Банкир возвращается к окну, во что-то всматривается.

— Папа, а как ты думаешь, — говорит он неуверенно, — что, если я…

Аристид Иванович думает о своем.

— У твоей жены больной вид, — сообщает он, не дослушав. — Может быть, это ее нужно отправить в Швейцарию?

— Вы двое меня в могилу вколотите, — говорит банкир огорченно. — Всё я предлагал, ничего она не хочет. Откуда мне знать, что с ней, если она ни на что не жалуется?

Аристид Иванович кряхтит.

— Я понимаю, ей скучно, — продолжает банкир. — Наверное, я слишком много работаю. Меня все время нет. — Он поворачивается к окну спиной. — Но у меня нет уверенности, что она этим недовольна.
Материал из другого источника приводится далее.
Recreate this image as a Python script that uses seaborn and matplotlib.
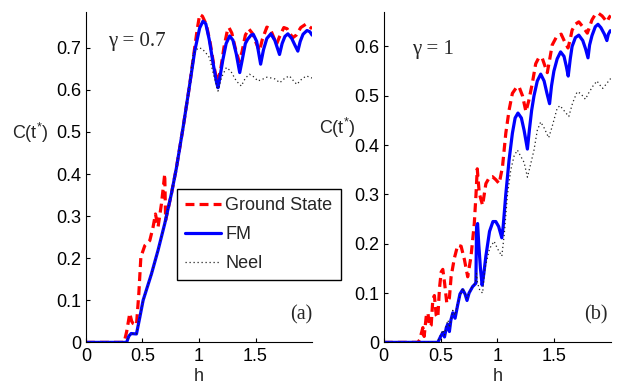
import numpy as np
import pandas as pd
import matplotlib
matplotlib.use("Agg")
import matplotlib.pyplot as plt
import seaborn as sns

# ---- panel (a): gamma = 0.7 ----
h_gs_a = [0, 0.338, 0.36, 0.388, 0.405, 0.417, 0.447, 0.468, 0.486, 0.521, 0.565, 0.594,
          0.615, 0.638, 0.668, 0.697, 0.705, 0.756, 0.80, 0.859, 0.918, 0.962, 0.985, 1.006,
          1.03, 1.065, 1.10, 1.13, 1.16, 1.19, 1.22, 1.25, 1.265, 1.29, 1.32, 1.355, 1.38,
          1.41, 1.44, 1.47, 1.50, 1.535, 1.56, 1.60, 1.63, 1.66, 1.685, 1.71, 1.75, 1.78,
          1.80, 1.83, 1.86, 1.90, 1.945, 1.97, 2.0]
c_gs_a = [0, 0, 0.025, 0.069, 0.05, 0.045, 0.041, 0.116, 0.203, 0.23, 0.242, 0.274,
          0.305, 0.274, 0.329, 0.40, 0.29, 0.353, 0.414, 0.51, 0.613, 0.70, 0.745, 0.779,
          0.775, 0.755, 0.71, 0.66, 0.618, 0.645, 0.70, 0.74, 0.748, 0.735, 0.70, 0.667, 0.69,
          0.73, 0.745, 0.735, 0.715, 0.692, 0.72, 0.749, 0.745, 0.725, 0.708, 0.725, 0.748, 0.745,
          0.735, 0.724, 0.73, 0.748, 0.756, 0.752, 0.745]

h_fm_a = [0, 0.36, 0.38, 0.40, 0.447, 0.477, 0.506, 0.58, 0.638, 0.697, 0.756, 0.80,
          0.859, 0.918, 0.962, 1.006, 1.035, 1.06, 1.09, 1.13, 1.155, 1.168, 1.18, 1.21,
          1.24, 1.271, 1.30, 1.33, 1.36, 1.38, 1.41, 1.43, 1.46, 1.48, 1.51, 1.545, 1.57,
          1.60, 1.635, 1.67, 1.712, 1.735, 1.76, 1.786, 1.82, 1.85, 1.874, 1.895, 1.92,
          1.955, 1.98, 2.0]
c_fm_a = [0, 0, 0.015, 0.021, 0.02, 0.06, 0.10, 0.163, 0.219, 0.282, 0.353, 0.414,
          0.51, 0.613, 0.692, 0.747, 0.763, 0.757, 0.72, 0.655, 0.618, 0.605, 0.622, 0.67,
          0.71, 0.728, 0.718, 0.685, 0.641, 0.668, 0.71, 0.72, 0.73, 0.732, 0.715, 0.661, 0.695,
          0.722, 0.733, 0.718, 0.684, 0.71, 0.727, 0.733, 0.722, 0.705, 0.692, 0.715, 0.732,
          0.741, 0.738, 0.73]

h_ne_a = [0, 0.36, 0.38, 0.40, 0.447, 0.477, 0.506, 0.58, 0.638, 0.697, 0.756, 0.80,
          0.859, 0.918, 0.947, 0.975, 1.0, 1.03, 1.06, 1.094, 1.124, 1.168, 1.20, 1.242,
          1.28, 1.33, 1.374, 1.41, 1.447, 1.49, 1.52, 1.56, 1.60, 1.624, 1.67, 1.715, 1.76,
          1.80, 1.84, 1.865, 1.91, 1.95, 2.0]
c_ne_a = [0, 0, 0.015, 0.021, 0.02, 0.06, 0.10, 0.163, 0.219, 0.282, 0.353, 0.414,
          0.51, 0.613, 0.684, 0.695, 0.70, 0.697, 0.688, 0.676, 0.641, 0.597, 0.63, 0.653,
          0.645, 0.621, 0.609, 0.628, 0.637, 0.63, 0.621, 0.625, 0.63, 0.629, 0.626, 0.617, 0.628,
          0.633, 0.62, 0.613, 0.626, 0.633, 0.628]

# ---- panel (b): gamma = 1 ----
h_gs_b = [0, 0.30, 0.315, 0.33, 0.344, 0.355, 0.373, 0.388, 0.402, 0.417, 0.431, 0.445,
          0.461, 0.475, 0.49, 0.505, 0.519, 0.535, 0.554, 0.577, 0.592, 0.62, 0.65, 0.68,
          0.709, 0.738, 0.767, 0.796, 0.811, 0.822, 0.84, 0.869, 0.898, 0.93, 0.956, 0.985,
          1.015, 1.044, 1.073, 1.102, 1.131, 1.17, 1.19, 1.22, 1.25, 1.275, 1.306, 1.336,
          1.365, 1.394, 1.415, 1.438, 1.46, 1.481, 1.52, 1.56, 1.59, 1.62, 1.64, 1.656,
          1.685, 1.715, 1.75, 1.79, 1.81, 1.831, 1.86, 1.89, 1.92, 1.962, 1.98, 1.995]
c_gs_b = [0, 0, 0.005, 0.018, 0.03, 0.012, 0.052, 0.06, 0.032, 0.035, 0.086, 0.095,
          0.055, 0.05, 0.11, 0.143, 0.148, 0.12, 0.08, 0.09, 0.133, 0.17, 0.197, 0.195,
          0.168, 0.133, 0.174, 0.241, 0.30, 0.352, 0.302, 0.278, 0.322, 0.335, 0.336, 0.33,
          0.322, 0.356, 0.424, 0.471, 0.505, 0.518, 0.518, 0.50, 0.468, 0.49, 0.525, 0.565,
          0.578, 0.576, 0.562, 0.547, 0.575, 0.603, 0.62, 0.625, 0.61, 0.597, 0.615, 0.633,
          0.645, 0.65, 0.64, 0.627, 0.64, 0.654, 0.665, 0.667, 0.662, 0.65, 0.658, 0.663]

h_fm_b = [0, 0.475, 0.50, 0.519, 0.534, 0.55, 0.563, 0.577, 0.59, 0.607, 0.627, 0.65,
          0.67, 0.694, 0.715, 0.732, 0.75, 0.781, 0.802, 0.81, 0.816, 0.825, 0.835, 0.85,
          0.865, 0.88, 0.898, 0.93, 0.96, 0.985, 1.01, 1.038, 1.05, 1.073, 1.102, 1.131,
          1.155, 1.18, 1.21, 1.234, 1.263, 1.28, 1.30, 1.321, 1.35, 1.38, 1.41, 1.435,
          1.458, 1.475, 1.496, 1.525, 1.555, 1.585, 1.605, 1.622, 1.64, 1.656, 1.685, 1.715,
          1.75, 1.775, 1.796, 1.81, 1.831, 1.86, 1.884, 1.91, 1.94, 1.962, 1.975, 1.992]
c_fm_b = [0, 0, 0.012, 0.02, 0.011, 0.03, 0.037, 0.022, 0.045, 0.06, 0.049, 0.076,
          0.098, 0.107, 0.098, 0.085, 0.10, 0.113, 0.118, 0.12, 0.234, 0.241, 0.20, 0.15,
          0.116, 0.14, 0.175, 0.225, 0.245, 0.245, 0.235, 0.212, 0.235, 0.30, 0.37, 0.424,
          0.455, 0.465, 0.455, 0.43, 0.392, 0.43, 0.47, 0.50, 0.53, 0.544, 0.53, 0.505,
          0.484, 0.52, 0.55, 0.575, 0.589, 0.58, 0.56, 0.54, 0.575, 0.60, 0.618, 0.623,
          0.612, 0.595, 0.577, 0.603, 0.622, 0.64, 0.645, 0.638, 0.625, 0.612, 0.625, 0.632]

h_ne_b = [0, 0.47, 0.50, 0.52, 0.535, 0.55, 0.565, 0.58, 0.607, 0.627, 0.65, 0.694,
          0.732, 0.781, 0.805, 0.815, 0.825, 0.845, 0.869, 0.89, 0.93, 0.97, 1.0, 1.038,
          1.06, 1.088, 1.117, 1.146, 1.175, 1.21, 1.234, 1.263, 1.29, 1.321, 1.35, 1.38,
          1.41, 1.45, 1.48, 1.525, 1.55, 1.585, 1.627, 1.66, 1.70, 1.73, 1.773, 1.80,
          1.84, 1.875, 1.90, 1.925, 1.95, 1.995]
c_ne_b = [0, 0, 0.015, 0.025, 0.015, 0.035, 0.045, 0.03, 0.065, 0.055, 0.08, 0.11,
          0.09, 0.115, 0.12, 0.14, 0.12, 0.105, 0.10, 0.15, 0.19, 0.205, 0.19, 0.175,
          0.22, 0.30, 0.35, 0.378, 0.39, 0.375, 0.365, 0.335, 0.36, 0.39, 0.43, 0.447,
          0.435, 0.415, 0.437, 0.475, 0.48, 0.47, 0.458, 0.485, 0.508, 0.505, 0.493, 0.505,
          0.52, 0.53, 0.522, 0.515, 0.522, 0.535]

sns.set_style("ticks")
sans = ["Liberation Sans", "DejaVu Sans"]
serif = ["Liberation Serif", "DejaVu Serif"]
plt.rcParams["font.family"] = sans
plt.rcParams["mathtext.fontset"] = "custom"
plt.rcParams["mathtext.rm"] = "Liberation Sans"
plt.rcParams["mathtext.it"] = "Liberation Sans"
plt.rcParams["xtick.direction"] = "in"
plt.rcParams["ytick.direction"] = "in"

FS = 13
fig = plt.figure(figsize=(6.18, 3.86), dpi=100)
ax_a = fig.add_axes([0.139, 0.113, 0.366, 0.856])
ax_b = fig.add_axes([0.621, 0.113, 0.368, 0.856])

def draw(ax, hg, cg, hf, cf, hn, cn):
    sns.lineplot(data=pd.DataFrame({"h": hg, "C": cg}), x="h", y="C", ax=ax,
                 color="#ff0000", lw=2.3, linestyle=(0, (2.8, 1.6)),
                 estimator=None, sort=False, label="Ground State")
    sns.lineplot(data=pd.DataFrame({"h": hf, "C": cf}), x="h", y="C", ax=ax,
                 color="#0000ff", lw=2.3, linestyle="-",
                 estimator=None, sort=False, label="FM")
    sns.lineplot(data=pd.DataFrame({"h": hn, "C": cn}), x="h", y="C", ax=ax,
                 color="#222222", lw=0.9, linestyle=(0, (1, 2.2)),
                 estimator=None, sort=False, label="Neel")
    ax.set_xlim(0, 2.0)
    ax.set_xticks([0, 0.5, 1, 1.5])
    ax.set_xticklabels(["0", "0.5", "1", "1.5"])
    ax.tick_params(labelsize=FS, length=3, width=0.8, colors="black")
    ax.tick_params(axis="x", pad=4)
    ax.set_xlabel("h", fontsize=FS, labelpad=2)
    ax.set_ylabel(r"C(t$^{*}$)", fontsize=FS, rotation=0, va="center", ha="center")
    for s in ("left", "bottom"):
        ax.spines[s].set_linewidth(0.8)
        ax.spines[s].set_color("black")
    sns.despine(ax=ax)
    ax.get_legend().remove()

draw(ax_a, h_gs_a, c_gs_a, h_fm_a, c_fm_a, h_ne_a, c_ne_a)
draw(ax_b, h_gs_b, c_gs_b, h_fm_b, c_fm_b, h_ne_b, c_ne_b)

ax_a.set_ylim(0, 0.785)
ax_a.set_yticks(np.arange(0, 0.71, 0.1))
ax_a.set_yticklabels(["0", "0.1", "0.2", "0.3", "0.4", "0.5", "0.6", "0.7"])
ax_a.yaxis.set_label_coords(-0.245, 0.635)

ax_b.set_ylim(0, 0.67)
ax_b.set_yticks(np.arange(0, 0.61, 0.1))
ax_b.set_yticklabels(["0", "0.1", "0.2", "0.3", "0.4", "0.5", "0.6"])
ax_b.yaxis.set_label_coords(-0.205, 0.65)

ax_a.text(0.097, 0.91, "γ = 0.7", transform=ax_a.transAxes, family=serif,
          fontsize=15, ha="left", va="center")
ax_b.text(0.123, 0.887, "γ = 1", transform=ax_b.transAxes, family=serif,
          fontsize=15, ha="left", va="center")
ax_a.text(1.0, 0.083, "(a)", transform=ax_a.transAxes, family=serif,
          fontsize=14.5, ha="right", va="center")
ax_b.text(0.985, 0.083, "(b)", transform=ax_b.transAxes, family=serif,
          fontsize=14.5, ha="right", va="center")

handles, labels = ax_a.get_legend_handles_labels()
leg = fig.legend(handles, labels, loc="upper left", bbox_to_anchor=(0.286, 0.510),
                 bbox_transform=fig.transFigure, fontsize=FS, frameon=True,
                 fancybox=False, framealpha=1, edgecolor="black",
                 handlelength=2.0, handletextpad=0.25, borderpad=0.45,
                 labelspacing=0.66, borderaxespad=0)
leg.get_frame().set_linewidth(1.0)

fig.savefig("out.png", dpi=100)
Аристид Иванович кашляет, отмахивается от сигаретного дыма.

— Возможно, вам действительно нужен ребенок, — говорит он. — Так о чем ты хотел спросить?

— Ничего, — говорит банкир, — ерунда. Я сам уже не помню. Перестань наконец столько курить.

Аристид Иванович отмахивается сигаретой. Как самолет в небе, горящая сигарета оставляет в воздухе белый след.

Писатель разгоняет дым и чихает.

Он сидит в кухне на диване, лениво чешет спину скребком и другой рукой — в ней еще и сигарета — листает толстую разбухшую книжку, лежащую у него на коленях. Сегодня он полуодет: на нем косо застегнутая рубашка и белый носок на одной ноге. Вид у него подавленный.

— Ерунда какая-то, — говорит он и трет ногой в носке о босую ногу. — Сублимация.

Он зевает, с тоской смотрит в окно. Смотрит на часы. Переворачивает сразу несколько страниц.